[Given instruction] Transcribe, exactly as they appear, the line that contains "Give me the", the line that contains "import pandas as pd", and every line in between, and nothing else.

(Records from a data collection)
================

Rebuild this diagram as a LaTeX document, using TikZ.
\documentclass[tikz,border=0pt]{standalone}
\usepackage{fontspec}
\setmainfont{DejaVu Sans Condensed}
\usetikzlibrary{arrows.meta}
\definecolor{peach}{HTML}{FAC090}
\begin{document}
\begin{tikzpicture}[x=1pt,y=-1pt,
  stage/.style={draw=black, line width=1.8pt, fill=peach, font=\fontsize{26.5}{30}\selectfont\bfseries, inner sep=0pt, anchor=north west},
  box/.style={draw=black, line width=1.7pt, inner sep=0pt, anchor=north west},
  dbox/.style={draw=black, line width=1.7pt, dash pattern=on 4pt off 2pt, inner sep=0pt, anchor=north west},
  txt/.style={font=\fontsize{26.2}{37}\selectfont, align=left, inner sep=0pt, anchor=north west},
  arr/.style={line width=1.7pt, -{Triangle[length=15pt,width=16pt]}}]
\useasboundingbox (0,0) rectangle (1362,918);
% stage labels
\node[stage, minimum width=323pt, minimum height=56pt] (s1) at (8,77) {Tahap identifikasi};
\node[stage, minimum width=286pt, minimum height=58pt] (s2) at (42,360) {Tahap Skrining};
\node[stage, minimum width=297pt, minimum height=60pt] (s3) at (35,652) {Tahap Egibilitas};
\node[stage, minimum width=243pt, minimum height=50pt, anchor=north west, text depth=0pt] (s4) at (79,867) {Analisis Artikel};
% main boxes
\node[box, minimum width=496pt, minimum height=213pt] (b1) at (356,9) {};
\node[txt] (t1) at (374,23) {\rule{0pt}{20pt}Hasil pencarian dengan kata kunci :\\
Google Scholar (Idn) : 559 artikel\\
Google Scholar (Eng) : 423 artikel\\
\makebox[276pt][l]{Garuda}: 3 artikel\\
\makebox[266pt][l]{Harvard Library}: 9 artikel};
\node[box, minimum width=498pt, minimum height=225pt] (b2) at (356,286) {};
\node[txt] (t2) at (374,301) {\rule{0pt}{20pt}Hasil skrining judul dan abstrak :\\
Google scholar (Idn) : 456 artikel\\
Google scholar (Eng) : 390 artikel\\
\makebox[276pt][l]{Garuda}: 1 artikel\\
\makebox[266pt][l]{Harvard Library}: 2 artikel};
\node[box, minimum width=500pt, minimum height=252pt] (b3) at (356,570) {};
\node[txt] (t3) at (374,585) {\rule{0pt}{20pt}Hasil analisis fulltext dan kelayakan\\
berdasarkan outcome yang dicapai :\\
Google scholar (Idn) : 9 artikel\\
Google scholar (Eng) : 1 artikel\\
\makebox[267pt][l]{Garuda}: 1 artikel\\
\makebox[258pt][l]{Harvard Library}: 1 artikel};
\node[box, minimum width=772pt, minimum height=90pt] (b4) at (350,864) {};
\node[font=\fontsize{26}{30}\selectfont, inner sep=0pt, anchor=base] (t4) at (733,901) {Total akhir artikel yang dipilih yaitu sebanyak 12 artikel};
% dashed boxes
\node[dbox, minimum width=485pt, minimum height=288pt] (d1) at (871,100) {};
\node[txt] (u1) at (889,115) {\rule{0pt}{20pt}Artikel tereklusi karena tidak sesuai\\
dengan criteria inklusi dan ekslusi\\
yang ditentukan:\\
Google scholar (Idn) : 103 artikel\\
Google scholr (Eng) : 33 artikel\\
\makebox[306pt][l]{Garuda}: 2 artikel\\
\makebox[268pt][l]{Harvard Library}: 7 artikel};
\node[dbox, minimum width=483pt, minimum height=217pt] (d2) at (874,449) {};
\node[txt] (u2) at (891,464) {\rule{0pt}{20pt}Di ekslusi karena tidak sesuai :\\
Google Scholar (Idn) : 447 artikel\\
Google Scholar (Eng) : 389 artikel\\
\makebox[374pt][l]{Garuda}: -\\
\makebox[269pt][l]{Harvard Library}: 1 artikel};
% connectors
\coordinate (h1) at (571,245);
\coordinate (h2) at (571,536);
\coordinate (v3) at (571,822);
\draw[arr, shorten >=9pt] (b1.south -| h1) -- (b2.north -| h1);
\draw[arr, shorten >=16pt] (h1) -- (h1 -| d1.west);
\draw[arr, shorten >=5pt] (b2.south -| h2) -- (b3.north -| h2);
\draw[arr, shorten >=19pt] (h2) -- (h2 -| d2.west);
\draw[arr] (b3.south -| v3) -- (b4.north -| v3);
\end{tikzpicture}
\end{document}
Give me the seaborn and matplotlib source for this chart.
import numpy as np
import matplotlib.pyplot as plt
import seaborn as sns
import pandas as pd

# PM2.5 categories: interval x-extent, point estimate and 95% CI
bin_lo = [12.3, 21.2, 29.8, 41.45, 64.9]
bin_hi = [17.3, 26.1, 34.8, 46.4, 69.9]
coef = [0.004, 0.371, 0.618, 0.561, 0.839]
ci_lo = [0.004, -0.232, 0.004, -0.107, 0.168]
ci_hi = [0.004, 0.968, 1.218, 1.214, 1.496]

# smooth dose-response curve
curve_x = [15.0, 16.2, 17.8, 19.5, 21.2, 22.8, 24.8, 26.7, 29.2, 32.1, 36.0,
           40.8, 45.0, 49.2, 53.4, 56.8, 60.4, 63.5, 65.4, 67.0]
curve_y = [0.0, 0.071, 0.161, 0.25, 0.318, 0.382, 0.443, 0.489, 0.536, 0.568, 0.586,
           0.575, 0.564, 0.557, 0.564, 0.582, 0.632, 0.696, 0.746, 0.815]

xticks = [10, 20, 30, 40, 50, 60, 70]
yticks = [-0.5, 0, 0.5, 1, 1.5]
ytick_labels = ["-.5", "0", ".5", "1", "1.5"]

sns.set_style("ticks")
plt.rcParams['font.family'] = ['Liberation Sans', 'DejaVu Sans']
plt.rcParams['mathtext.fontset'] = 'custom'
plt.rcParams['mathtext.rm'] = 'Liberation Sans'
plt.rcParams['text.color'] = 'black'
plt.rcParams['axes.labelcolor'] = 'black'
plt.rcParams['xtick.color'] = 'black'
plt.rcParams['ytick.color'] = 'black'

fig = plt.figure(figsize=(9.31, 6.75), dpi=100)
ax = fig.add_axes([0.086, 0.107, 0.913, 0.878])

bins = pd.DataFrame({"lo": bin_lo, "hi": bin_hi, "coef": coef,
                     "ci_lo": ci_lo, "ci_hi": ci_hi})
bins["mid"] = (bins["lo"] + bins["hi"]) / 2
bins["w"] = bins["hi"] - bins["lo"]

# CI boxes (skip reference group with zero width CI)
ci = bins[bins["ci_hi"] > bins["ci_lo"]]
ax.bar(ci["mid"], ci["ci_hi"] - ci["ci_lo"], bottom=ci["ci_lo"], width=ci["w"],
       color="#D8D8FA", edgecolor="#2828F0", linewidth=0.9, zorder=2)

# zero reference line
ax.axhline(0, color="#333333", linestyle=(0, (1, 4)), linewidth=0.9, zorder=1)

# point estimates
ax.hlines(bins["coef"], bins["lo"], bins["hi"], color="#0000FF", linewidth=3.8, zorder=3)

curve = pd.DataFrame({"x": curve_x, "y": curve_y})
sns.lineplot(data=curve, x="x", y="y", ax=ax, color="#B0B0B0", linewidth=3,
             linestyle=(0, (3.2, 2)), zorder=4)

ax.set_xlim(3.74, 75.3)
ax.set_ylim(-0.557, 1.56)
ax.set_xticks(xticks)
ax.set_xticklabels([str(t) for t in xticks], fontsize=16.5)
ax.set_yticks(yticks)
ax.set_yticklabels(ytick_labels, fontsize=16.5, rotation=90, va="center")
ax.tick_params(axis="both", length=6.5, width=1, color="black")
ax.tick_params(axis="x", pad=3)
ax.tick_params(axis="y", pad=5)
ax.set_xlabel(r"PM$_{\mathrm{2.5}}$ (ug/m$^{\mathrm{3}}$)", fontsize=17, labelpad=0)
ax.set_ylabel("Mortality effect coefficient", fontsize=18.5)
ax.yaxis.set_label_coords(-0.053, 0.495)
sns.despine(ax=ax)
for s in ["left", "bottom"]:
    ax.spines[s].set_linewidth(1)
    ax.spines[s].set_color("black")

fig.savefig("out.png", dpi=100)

================

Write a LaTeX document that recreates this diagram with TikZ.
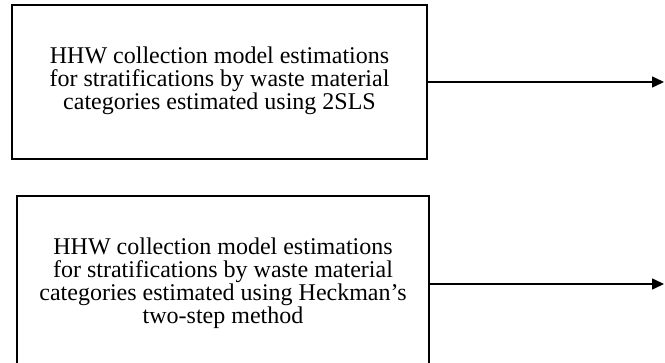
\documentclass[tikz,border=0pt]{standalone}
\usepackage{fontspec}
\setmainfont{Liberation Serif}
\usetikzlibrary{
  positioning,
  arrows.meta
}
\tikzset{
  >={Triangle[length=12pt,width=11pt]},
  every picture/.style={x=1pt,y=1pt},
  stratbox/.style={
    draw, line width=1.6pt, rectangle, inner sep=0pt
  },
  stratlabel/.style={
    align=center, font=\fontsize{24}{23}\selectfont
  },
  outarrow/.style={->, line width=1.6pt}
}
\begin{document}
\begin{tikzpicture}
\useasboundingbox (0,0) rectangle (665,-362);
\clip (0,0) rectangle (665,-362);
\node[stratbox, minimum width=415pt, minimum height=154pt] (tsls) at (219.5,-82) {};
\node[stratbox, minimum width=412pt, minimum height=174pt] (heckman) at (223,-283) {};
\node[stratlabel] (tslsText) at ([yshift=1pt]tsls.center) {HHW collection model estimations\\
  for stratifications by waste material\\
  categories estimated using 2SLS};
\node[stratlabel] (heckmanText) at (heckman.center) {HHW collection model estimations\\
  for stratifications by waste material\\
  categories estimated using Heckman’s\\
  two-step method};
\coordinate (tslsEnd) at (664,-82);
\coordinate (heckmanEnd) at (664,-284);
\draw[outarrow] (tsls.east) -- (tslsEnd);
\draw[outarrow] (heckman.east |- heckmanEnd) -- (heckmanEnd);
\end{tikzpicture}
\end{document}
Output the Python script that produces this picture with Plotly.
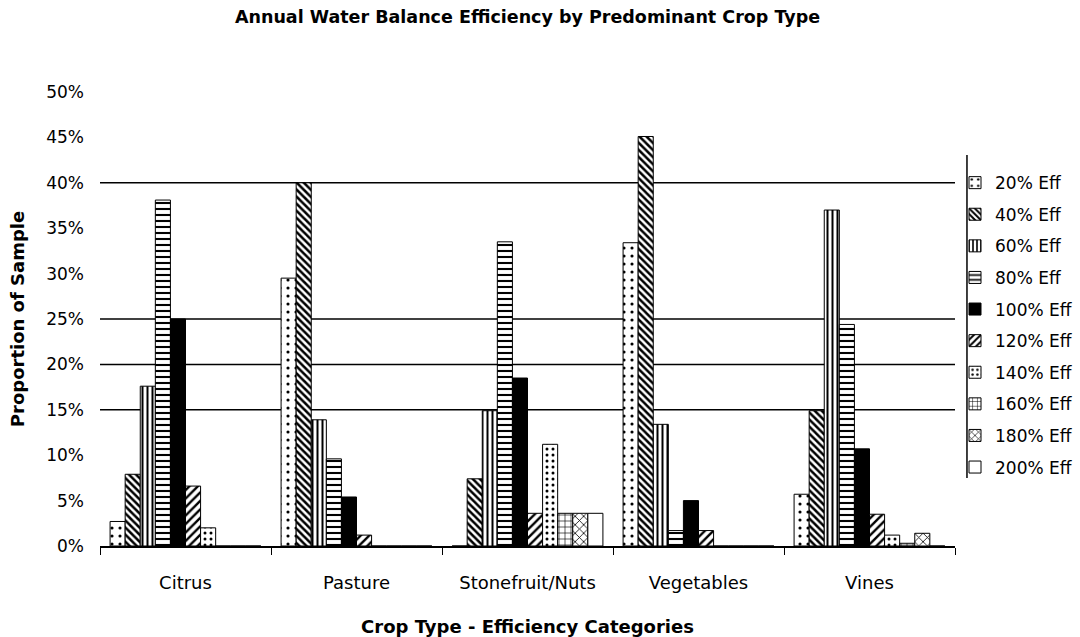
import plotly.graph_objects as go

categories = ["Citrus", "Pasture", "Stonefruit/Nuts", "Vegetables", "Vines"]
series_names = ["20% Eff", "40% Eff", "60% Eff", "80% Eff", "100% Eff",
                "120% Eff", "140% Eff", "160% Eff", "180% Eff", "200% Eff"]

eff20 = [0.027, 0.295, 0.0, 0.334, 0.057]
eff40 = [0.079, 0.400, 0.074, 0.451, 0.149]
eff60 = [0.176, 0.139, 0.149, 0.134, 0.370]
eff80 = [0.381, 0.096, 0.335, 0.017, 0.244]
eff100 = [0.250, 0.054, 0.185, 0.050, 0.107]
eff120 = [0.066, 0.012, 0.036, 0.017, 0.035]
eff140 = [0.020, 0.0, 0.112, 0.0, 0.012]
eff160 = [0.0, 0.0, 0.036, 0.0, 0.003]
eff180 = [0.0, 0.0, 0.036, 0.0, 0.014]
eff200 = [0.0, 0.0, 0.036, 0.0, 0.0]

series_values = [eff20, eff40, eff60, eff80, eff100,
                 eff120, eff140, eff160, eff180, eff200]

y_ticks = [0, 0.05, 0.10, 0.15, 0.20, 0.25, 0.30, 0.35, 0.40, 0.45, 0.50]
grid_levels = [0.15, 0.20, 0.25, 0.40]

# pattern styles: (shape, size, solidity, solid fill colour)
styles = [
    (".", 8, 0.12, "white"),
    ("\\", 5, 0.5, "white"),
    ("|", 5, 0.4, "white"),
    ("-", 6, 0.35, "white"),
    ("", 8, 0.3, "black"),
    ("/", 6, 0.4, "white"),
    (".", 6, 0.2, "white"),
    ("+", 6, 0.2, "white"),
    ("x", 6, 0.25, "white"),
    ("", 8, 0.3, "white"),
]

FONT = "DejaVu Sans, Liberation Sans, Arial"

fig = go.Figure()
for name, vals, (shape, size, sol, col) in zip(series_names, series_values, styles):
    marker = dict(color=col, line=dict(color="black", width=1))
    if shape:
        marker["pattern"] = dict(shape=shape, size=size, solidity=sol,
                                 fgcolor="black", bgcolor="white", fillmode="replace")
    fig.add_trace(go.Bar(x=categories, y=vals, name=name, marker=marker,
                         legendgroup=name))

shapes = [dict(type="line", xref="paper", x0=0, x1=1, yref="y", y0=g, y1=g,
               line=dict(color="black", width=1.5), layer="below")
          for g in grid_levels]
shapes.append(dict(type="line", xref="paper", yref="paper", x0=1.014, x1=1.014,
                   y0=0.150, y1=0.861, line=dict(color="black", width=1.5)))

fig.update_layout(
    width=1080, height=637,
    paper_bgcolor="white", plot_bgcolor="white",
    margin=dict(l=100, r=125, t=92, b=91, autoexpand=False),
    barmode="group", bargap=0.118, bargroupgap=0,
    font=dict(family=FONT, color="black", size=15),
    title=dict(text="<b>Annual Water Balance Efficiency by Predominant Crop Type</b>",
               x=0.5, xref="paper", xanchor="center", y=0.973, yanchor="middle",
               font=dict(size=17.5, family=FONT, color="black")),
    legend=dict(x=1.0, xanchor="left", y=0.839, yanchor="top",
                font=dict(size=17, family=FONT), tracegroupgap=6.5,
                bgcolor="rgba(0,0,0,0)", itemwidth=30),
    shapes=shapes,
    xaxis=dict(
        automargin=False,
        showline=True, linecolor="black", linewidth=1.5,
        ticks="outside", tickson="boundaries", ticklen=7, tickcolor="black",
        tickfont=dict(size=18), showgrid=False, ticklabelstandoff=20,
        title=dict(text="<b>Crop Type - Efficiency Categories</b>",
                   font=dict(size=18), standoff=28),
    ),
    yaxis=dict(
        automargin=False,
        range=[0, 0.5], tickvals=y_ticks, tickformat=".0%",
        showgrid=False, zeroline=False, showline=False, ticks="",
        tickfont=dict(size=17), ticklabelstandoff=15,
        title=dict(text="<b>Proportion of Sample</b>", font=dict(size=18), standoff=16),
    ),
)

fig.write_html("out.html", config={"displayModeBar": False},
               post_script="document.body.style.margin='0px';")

================

[Final result]
Give me the seaborn and matplotlib source for this chart.
import numpy as np
import matplotlib.pyplot as plt
import seaborn as sns
import pandas as pd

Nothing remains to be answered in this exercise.